• Input data
________

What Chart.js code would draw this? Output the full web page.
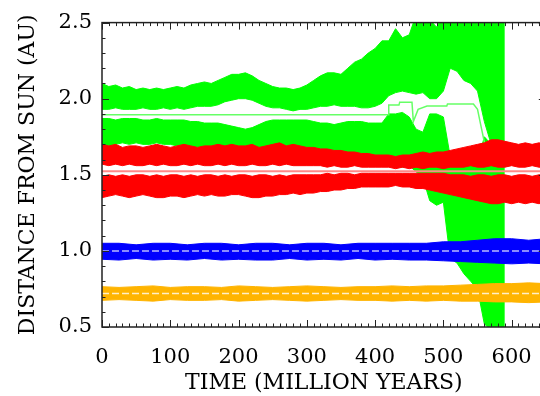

________

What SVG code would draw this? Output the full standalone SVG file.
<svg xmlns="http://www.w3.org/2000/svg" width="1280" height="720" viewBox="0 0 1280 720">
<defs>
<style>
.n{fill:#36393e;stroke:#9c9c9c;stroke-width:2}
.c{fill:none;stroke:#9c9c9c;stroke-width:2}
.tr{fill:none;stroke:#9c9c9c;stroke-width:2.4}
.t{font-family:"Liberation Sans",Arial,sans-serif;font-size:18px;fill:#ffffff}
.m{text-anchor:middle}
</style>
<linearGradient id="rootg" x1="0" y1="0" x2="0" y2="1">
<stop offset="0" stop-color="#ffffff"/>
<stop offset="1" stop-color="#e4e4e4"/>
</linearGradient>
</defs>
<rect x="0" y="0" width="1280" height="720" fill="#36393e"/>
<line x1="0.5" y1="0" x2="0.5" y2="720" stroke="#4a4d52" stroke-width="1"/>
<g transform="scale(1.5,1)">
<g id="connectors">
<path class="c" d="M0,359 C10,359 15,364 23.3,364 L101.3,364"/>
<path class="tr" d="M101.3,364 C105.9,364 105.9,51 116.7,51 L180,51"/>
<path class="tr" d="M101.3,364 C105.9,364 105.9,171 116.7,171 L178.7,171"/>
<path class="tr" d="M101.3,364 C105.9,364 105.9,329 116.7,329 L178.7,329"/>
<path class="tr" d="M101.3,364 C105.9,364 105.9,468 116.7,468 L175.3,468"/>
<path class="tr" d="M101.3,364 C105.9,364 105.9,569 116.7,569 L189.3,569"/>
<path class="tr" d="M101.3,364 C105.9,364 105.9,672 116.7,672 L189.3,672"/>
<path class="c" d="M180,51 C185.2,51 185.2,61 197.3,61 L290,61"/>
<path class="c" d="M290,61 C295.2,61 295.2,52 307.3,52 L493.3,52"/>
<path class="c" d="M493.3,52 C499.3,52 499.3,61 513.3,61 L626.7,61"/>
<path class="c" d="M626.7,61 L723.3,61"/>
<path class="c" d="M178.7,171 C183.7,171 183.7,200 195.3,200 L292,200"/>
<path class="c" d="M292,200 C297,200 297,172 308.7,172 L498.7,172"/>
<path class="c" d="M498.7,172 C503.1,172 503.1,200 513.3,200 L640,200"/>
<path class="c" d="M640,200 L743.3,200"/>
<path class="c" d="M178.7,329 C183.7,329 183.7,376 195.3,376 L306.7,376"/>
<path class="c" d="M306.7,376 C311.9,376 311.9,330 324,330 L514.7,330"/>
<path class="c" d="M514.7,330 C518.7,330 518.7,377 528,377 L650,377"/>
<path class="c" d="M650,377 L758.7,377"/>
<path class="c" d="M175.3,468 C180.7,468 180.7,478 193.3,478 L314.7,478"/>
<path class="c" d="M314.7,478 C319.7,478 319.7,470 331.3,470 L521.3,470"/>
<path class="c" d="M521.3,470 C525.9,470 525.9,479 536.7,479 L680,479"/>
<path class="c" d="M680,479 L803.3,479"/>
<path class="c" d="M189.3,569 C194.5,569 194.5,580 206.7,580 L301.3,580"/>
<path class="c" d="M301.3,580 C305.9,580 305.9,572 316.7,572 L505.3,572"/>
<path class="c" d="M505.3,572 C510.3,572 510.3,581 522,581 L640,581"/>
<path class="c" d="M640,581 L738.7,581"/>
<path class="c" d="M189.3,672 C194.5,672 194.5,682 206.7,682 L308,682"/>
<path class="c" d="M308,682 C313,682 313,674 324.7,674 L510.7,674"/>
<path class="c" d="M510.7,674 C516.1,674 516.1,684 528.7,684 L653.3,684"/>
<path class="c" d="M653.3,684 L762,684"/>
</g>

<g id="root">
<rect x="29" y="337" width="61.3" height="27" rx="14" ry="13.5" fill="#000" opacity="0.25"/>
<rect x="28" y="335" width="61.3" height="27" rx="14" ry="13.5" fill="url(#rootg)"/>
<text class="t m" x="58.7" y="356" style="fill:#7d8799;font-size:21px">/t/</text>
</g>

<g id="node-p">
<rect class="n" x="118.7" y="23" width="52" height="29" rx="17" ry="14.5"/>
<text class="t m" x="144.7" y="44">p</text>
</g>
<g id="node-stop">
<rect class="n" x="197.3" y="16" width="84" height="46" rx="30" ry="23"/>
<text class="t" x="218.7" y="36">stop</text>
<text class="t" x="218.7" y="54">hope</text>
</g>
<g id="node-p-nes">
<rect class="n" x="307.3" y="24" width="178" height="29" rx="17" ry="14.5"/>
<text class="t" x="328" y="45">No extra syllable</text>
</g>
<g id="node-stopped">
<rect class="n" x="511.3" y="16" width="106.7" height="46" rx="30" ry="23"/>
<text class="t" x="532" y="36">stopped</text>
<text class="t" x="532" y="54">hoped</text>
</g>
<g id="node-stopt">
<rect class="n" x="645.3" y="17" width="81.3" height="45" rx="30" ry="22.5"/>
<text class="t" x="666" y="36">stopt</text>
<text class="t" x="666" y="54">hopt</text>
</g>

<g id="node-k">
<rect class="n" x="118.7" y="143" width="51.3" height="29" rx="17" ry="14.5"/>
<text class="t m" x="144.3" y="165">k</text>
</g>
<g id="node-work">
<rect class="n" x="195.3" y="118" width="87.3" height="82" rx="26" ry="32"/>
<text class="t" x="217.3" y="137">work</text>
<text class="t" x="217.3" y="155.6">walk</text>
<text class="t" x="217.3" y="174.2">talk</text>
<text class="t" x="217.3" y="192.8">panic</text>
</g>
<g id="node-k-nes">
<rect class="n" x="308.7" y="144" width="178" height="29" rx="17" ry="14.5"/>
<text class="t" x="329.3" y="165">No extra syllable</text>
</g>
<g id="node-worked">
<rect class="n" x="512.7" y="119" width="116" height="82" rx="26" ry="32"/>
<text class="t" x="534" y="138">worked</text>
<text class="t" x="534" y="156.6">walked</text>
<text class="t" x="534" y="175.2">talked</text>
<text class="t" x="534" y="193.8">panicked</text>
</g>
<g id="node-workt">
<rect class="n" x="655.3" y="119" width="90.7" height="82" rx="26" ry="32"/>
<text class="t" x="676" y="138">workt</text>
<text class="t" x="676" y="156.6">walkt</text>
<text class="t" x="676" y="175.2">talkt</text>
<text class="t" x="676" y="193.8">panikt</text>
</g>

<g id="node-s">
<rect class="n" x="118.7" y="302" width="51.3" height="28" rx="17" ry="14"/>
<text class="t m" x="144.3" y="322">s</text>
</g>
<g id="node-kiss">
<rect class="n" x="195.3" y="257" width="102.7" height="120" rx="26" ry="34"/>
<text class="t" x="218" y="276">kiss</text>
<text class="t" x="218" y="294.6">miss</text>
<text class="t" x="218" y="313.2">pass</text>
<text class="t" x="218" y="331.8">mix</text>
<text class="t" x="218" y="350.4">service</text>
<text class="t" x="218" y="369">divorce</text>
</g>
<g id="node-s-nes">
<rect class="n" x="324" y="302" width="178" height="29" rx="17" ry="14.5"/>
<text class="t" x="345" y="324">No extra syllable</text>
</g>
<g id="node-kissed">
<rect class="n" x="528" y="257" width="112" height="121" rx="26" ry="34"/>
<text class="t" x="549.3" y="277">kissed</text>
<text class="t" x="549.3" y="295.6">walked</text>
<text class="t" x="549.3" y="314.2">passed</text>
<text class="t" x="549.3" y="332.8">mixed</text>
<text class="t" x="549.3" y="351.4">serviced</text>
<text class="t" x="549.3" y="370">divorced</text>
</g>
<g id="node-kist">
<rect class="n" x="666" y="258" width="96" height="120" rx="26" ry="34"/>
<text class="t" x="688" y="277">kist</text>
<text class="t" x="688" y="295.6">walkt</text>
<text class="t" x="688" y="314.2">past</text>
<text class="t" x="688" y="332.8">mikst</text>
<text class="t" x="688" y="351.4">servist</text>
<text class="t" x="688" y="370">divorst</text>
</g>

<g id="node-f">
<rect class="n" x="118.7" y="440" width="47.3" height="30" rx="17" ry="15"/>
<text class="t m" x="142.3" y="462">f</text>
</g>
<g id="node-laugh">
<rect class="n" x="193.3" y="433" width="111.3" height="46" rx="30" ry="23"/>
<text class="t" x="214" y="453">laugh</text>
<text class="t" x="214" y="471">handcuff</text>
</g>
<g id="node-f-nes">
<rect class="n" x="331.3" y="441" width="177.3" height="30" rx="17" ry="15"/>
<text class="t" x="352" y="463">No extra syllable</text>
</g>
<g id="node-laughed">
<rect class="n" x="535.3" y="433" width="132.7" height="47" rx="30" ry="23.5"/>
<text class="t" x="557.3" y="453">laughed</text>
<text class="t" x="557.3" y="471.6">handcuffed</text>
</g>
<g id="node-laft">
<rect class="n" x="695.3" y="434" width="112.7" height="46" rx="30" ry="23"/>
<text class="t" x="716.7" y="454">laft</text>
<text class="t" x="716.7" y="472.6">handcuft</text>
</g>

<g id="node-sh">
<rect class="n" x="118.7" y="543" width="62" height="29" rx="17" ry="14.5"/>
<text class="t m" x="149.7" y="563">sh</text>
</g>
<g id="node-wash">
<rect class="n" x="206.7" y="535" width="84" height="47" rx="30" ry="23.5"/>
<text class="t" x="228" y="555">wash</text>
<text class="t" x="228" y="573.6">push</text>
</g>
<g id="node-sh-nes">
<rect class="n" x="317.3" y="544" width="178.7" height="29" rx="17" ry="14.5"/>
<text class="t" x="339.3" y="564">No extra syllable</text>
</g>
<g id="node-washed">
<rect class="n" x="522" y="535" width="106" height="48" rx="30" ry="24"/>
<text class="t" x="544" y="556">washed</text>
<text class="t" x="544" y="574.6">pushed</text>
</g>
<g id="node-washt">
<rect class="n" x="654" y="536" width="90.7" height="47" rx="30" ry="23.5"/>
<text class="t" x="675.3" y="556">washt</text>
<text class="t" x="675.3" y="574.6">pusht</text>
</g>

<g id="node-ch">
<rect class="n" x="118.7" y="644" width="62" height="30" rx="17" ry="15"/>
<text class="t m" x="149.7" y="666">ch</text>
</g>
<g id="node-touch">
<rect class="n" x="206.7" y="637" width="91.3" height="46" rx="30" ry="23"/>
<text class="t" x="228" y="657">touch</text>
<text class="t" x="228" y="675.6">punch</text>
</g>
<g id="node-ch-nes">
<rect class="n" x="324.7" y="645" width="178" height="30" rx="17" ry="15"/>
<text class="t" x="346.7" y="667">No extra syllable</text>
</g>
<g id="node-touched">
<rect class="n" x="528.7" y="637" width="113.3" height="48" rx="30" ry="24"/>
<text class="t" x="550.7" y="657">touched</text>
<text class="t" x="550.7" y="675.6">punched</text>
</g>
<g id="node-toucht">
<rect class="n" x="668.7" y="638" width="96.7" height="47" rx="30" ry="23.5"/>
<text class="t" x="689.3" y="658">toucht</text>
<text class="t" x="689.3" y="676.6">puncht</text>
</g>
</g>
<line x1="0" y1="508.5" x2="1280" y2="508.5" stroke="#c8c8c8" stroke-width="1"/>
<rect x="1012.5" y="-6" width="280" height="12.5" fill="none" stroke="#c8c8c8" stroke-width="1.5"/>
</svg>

________

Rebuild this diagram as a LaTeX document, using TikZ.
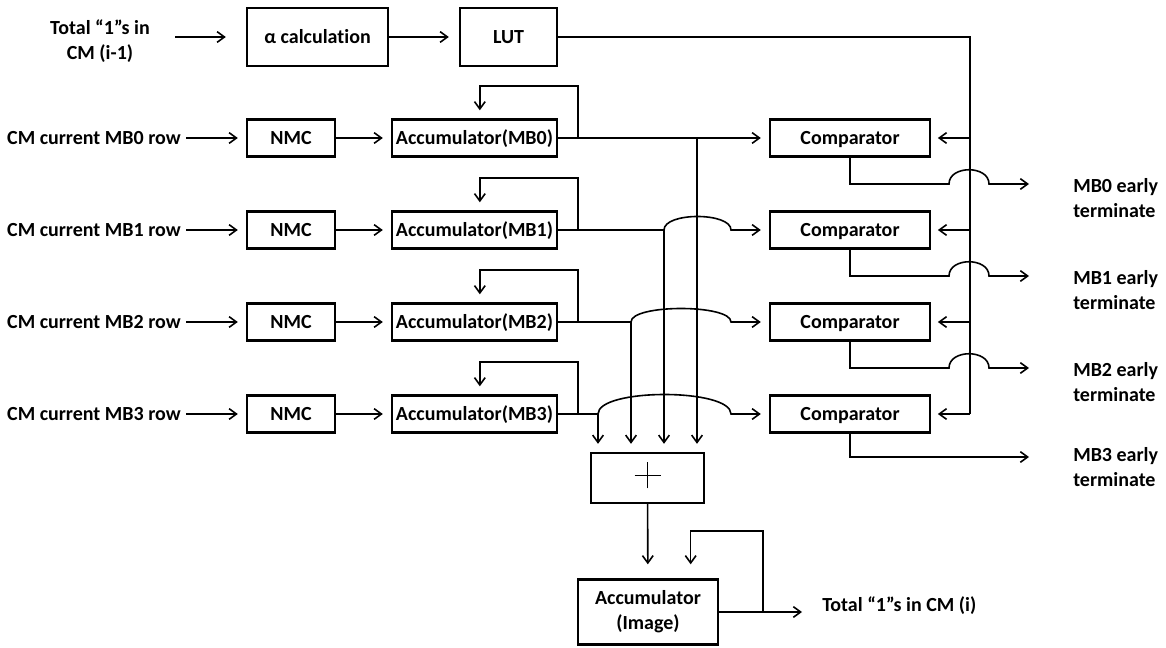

________

• Description of the task
Check every line of the listing for the string "What" and report how many lines have it, as a number alone.

• Answer for this exercise
2